Tuesday, May 17, 2011

open grids and open windows: or how i learned to stop whining and embrace the midwest

"The people I know from outside it distill the Midwest into blank flatness, black land and fields of green fronds or five-o'clock stubble, gentle swells and declivities that make the topology a sadistic exercise in plotting quadrics, highway vistas so same and dead they drive motorists mad. Those from IN/WI/Northern IL think of their own Midwest as agronomics and commodity futures and corn-detasseling and bean-walking and seed-company caps, apple-checked Nordic types, cider and slaughter and football games with white fogbanks of breath exiting helmets."
-David Foster Wallace, from A Supposedly Fun Thing I'll Never Do Again

Kim and I have lived together in Illinois seven years.
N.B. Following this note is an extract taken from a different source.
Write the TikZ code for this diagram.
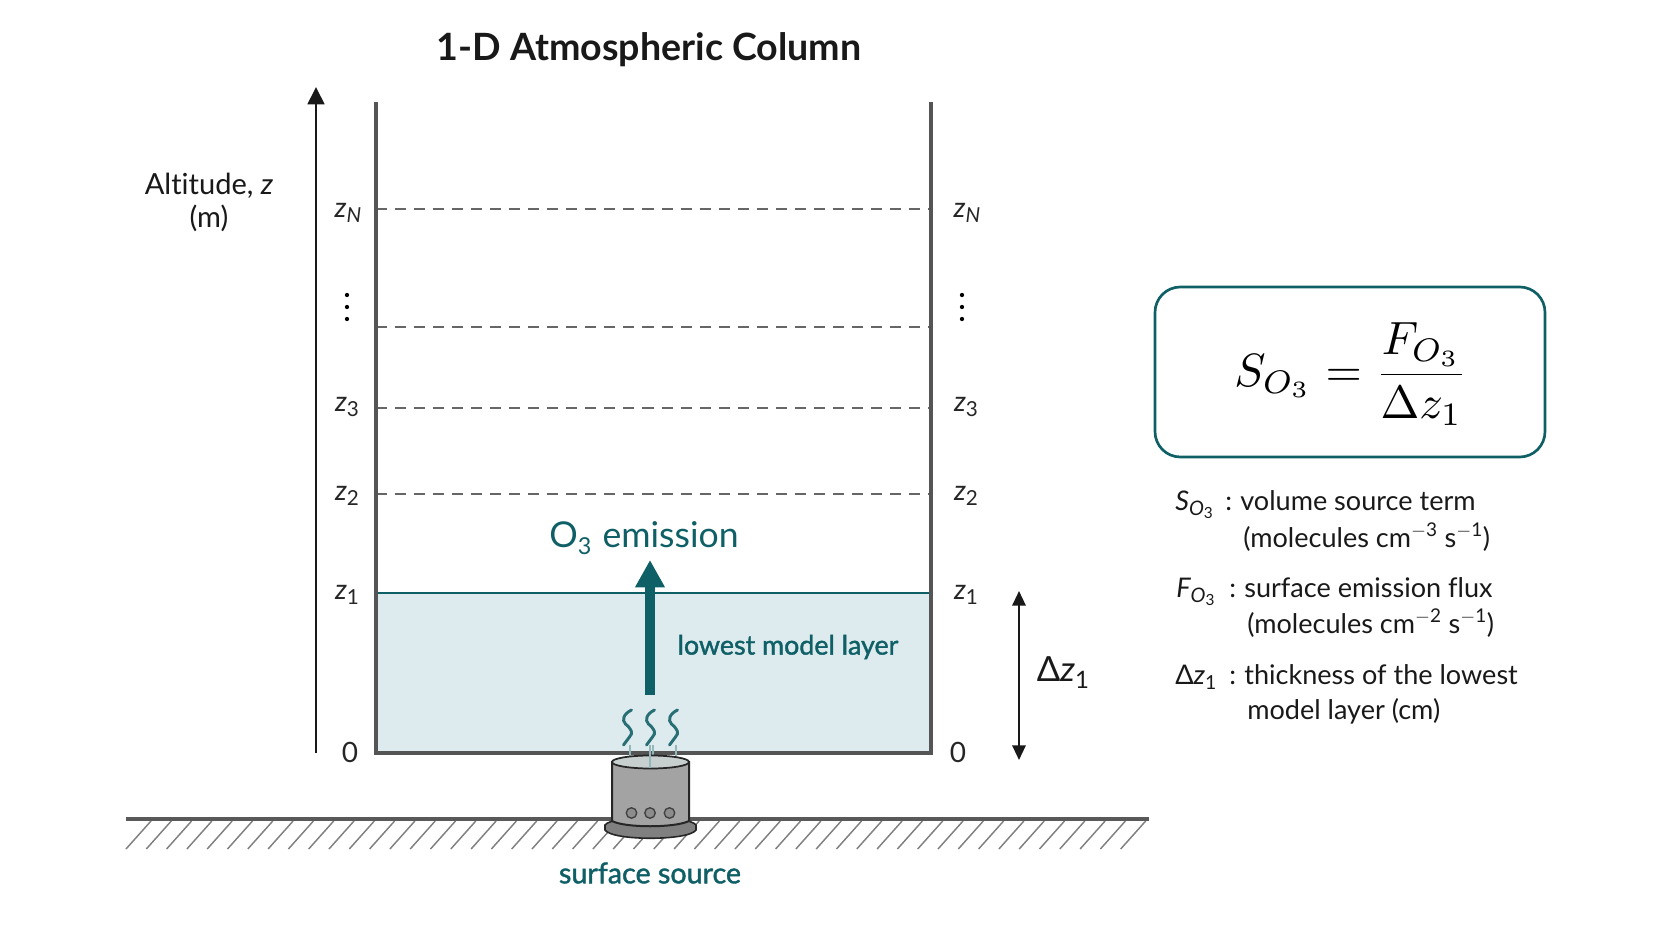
\documentclass[tikz,border=0pt]{standalone}
\usepackage{fontspec}
\setmainfont[Ligatures=NoCommon]{Lato}
\newfontfamily\medfont[FakeBold=1.5,Ligatures=NoCommon]{Lato}
\usetikzlibrary{arrows.meta}
\definecolor{teal1}{HTML}{0F5F66}
\definecolor{layer}{HTML}{DDEBEE}
\definecolor{wall}{HTML}{555555}
\definecolor{dashc}{HTML}{666666}
\definecolor{canbody}{HTML}{A3A3A3}
\definecolor{cantop}{HTML}{C8CFCF}
\definecolor{canbase}{HTML}{808080}
\newcommand{\vv}[2]{{\itshape #1}\raisebox{-0.32ex}{\fontsize{15.5}{15}\selectfont #2}}
\newcommand{\vO}[1]{{\itshape #1}\raisebox{-0.42ex}{\fontsize{15}{15}\selectfont\itshape O\raisebox{-0.3ex}{\fontsize{11.5}{11}\selectfont\upshape 3}}}
\newcommand{\vD}{Δ{\itshape z}\raisebox{-0.42ex}{\fontsize{14.5}{14}\selectfont 1}}
\newcommand{\cln}{:\hspace{6.2pt}}
\tikzset{
  txt/.style={inner sep=0pt,font=\fontsize{21.8}{24}\selectfont,text=black!90},
  lvl/.style={inner sep=0pt,font=\fontsize{21}{22}\selectfont,text=black!85},
  legend/.style={inner sep=0pt,anchor=base west,font=\fontsize{20.3}{24}\selectfont,text=black!90},
  wallline/.style={draw=wall,line width=3pt},
  lvldash/.style={draw=dashc,line width=2pt,dash pattern=on 8.3pt off 6pt},
  dotmark/.style={circle,fill=black,inner sep=0pt,minimum size=3.2pt},
  hatchline/.style={draw=black!50,line width=1.1pt},
  wisp/.style={draw=teal1!90,line width=2.2pt,line cap=round},
  wispfade/.style={draw=teal1!45,line width=1.5pt},
}
\begin{document}
\begin{tikzpicture}[x=0.75pt,y=-0.75pt]
\useasboundingbox (0,0) rectangle (1672,941);
% column coordinates
\coordinate (LT) at (375.5,102); \coordinate (RT) at (931,102);
\coordinate (LB) at (375.5,753); \coordinate (RB) at (931,753);
\coordinate (L1) at (375.5,593); \coordinate (R1) at (931,593);
\coordinate (L2) at (375.5,494); \coordinate (R2) at (931,494);
\coordinate (L3) at (375.5,408); \coordinate (R3) at (931,408);
\coordinate (L4) at (375.5,327); \coordinate (R4) at (931,327);
\coordinate (LN) at (375.5,209); \coordinate (RN) at (931,209);
\fill[layer] (L1) rectangle (RB);
% title
\node[inner sep=0pt,font=\fontsize{28.2}{32}\selectfont\bfseries,text=black!90] (title) at (649,50) {1-D Atmospheric Column};
% altitude axis
\coordinate (A0) at (316,753); \coordinate (A1) at (316,87);
\draw[black!90,line width=2pt,-{Triangle[length=13pt,width=12.5pt]}] (A0) -- (A1);
\node[txt] (alt) at (209,186) {Altitude, {\itshape z}};
\node[txt] (altu) at (209,218) {(m)};
% levels
\draw[lvldash] (L2) -- (R2);
\draw[lvldash] (L3) -- (R3);
\draw[lvldash] (L4) -- (R4);
\draw[lvldash] (LN) -- (RN);
\draw[draw=teal1,line width=2.2pt] (L1) -- (R1);
\draw[wallline] (LT) -- (LB) -- (RB) -- (RT);
% level labels
\node[lvl] (zNl) at (348,213) {\vv{z}{\itshape N}};
\node[lvl] (zNr) at (967,213) {\vv{z}{\itshape N}};
\node[lvl] (z3l) at (347,407) {\vv{z}{3}};
\node[lvl] (z3r) at (966,407) {\vv{z}{3}};
\node[lvl] (z2l) at (347,496) {\vv{z}{2}};
\node[lvl] (z2r) at (966,496) {\vv{z}{2}};
\node[lvl] (z1l) at (347,595) {\vv{z}{1}};
\node[lvl] (z1r) at (966,595) {\vv{z}{1}};
\node[lvl,font=\fontsize{21}{24}\selectfont] (zero1) at (350,752) {0};
\node[lvl,font=\fontsize{21}{24}\selectfont] (zero2) at (958,752) {0};
\foreach \n/\x in {a/347,b/962} \foreach \y in {295,307,319}
  \node[dotmark] (dot\n\y) at (\x,\y) {};
% emission arrow
\coordinate (E0) at (650,695); \coordinate (E1) at (650,560);
\draw[teal1,line width=7.5pt,-{Triangle[length=20.5pt,width=21pt]}] (E0) -- (E1);
\node[inner sep=0pt,font=\fontsize{26.7}{30}\selectfont,text=teal1] (em) at (644,538) {O\raisebox{-0.35ex}{\fontsize{17.5}{18}\selectfont 3}\kern1.5pt\ emission};
\node[inner sep=0pt,font=\medfont\fontsize{20.1}{24}\selectfont,text=teal1] (low) at (788,647) {lowest model layer};
% wisps
\foreach \x in {-20.5,2.5,25.5} {
  \draw[wispfade] (650+\x,745) -- (650+\x,763);
  \draw[wisp] (652+\x,710) .. controls (644+\x,714) and (642+\x,720) .. (646+\x,724)
     .. controls (652+\x,729) and (654+\x,733) .. (650+\x,737)
     .. controls (648+\x,740) and (646+\x,742) .. (644+\x,745);
}
% ground
\coordinate (G0) at (126,819); \coordinate (G1) at (1149,819);
\foreach \x in {126,146.3,...,1128}
  \draw[hatchline] (\x,849) -- (\x+25,821);
\draw[draw=black!65,line width=2.6pt] (G0) -- (G1);
% source can
\draw[black!85,line width=1.2pt,fill=canbase] (605,825) -- (605,830) .. controls (612,841) and (689,841) .. (696,830) -- (696,825) .. controls (689,815) and (612,815) .. (605,825) -- cycle;
\draw[black!85,line width=1.5pt,fill=canbody] (612,762) -- (612,821) .. controls (625,828) and (675,828) .. (689,821) -- (689,762) -- cycle;
\draw[black!85,line width=1.3pt,fill=cantop] (650.5,762) ellipse[x radius=38.5,y radius=6.5];
\foreach \x [count=\i] in {631.5,650,669.5}
  \node[circle,draw=black!75,line width=1pt,fill=black!45,inner sep=0pt,minimum size=10.5pt*0.75] (hole\i) at (\x,813) {};
\draw[wispfade] (650,745) -- (650,768);
\node[inner sep=0pt,font=\medfont\fontsize{21.5}{24}\selectfont,text=teal1] (src) at (650,873) {surface source};
% delta z
\coordinate (D0) at (1019,591); \coordinate (D1) at (1019,760);
\draw[black!90,line width=1.6pt,{Triangle[length=11pt,width=10pt]}-{Triangle[length=11pt,width=10pt]}] (D0) -- (D1);
\node[inner sep=0pt,font=\fontsize{26}{30}\selectfont,text=black!90] (dz) at (1063,673) {Δ{\itshape z}\raisebox{-0.4ex}{\fontsize{18}{20}\selectfont 1}};
% equation box
\draw[teal1,line width=2pt,rounded corners=19pt] (1155,287) rectangle (1545,457);
\node[inner sep=0pt,font=\normalsize,scale=3.5] (eq) at (1351,374) {$\displaystyle S_{O_3}\kern0.15pt=\kern0.05pt\frac{F_{O_3}}{\Delta z_1}$};
% legend
\node[legend] (l1s) at (1175,510) {\vO{S}};
\node[legend] (l1c) at (1225,510) {\cln volume source term};
\node[legend] (l2) at (1243,547) {(molecules cm\textsuperscript{$-$3} s\textsuperscript{$-$1})};
\node[legend] (l3s) at (1176,597) {\vO{F}};
\node[legend] (l3c) at (1229,597) {\cln surface emission flux};
\node[legend] (l4) at (1247,633) {(molecules cm\textsuperscript{$-$2} s\textsuperscript{$-$1})};
\node[legend] (l5s) at (1175,684) {\vD};
\node[legend] (l5c) at (1229,684) {\cln thickness of the lowest};
\node[legend] (l6) at (1247,719) {model layer (cm)};
\end{tikzpicture}
\end{document}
Kim is from central IL, and so she has breathed the communities deeply from a very young age, but for me this was a significant change from the mid-Atlantic cities and suburbs that were familiar.

The first thing I had to get used to was the long stretches of flat land, surrounded by other long stretches of flat land. At first, I could view them only as an "outsider" but as time went on, I grew to embrace these communities. There was a stillness to it that spoke to me.

There are some things about Illinois I'm still not used to:
being buffetted by wind on beautiful sunny days,
being buffetted by wind on rainy days,
being buffetted by wind all winter as the snow piles up outside our front window.

But when it is time to take to the road, I roll down the windows, breathe in the air, crank up the music, and enjoy the serenity of flat grids of fields repeating against each other.

I have learned to embrace the sameness of it. It has the same effect on me that I imagine zen-gardens have on buddhist priests, where familiarity of pattern is its own reward.


At least that's what I'm keep telling myself as I pay 9.75% sales tax.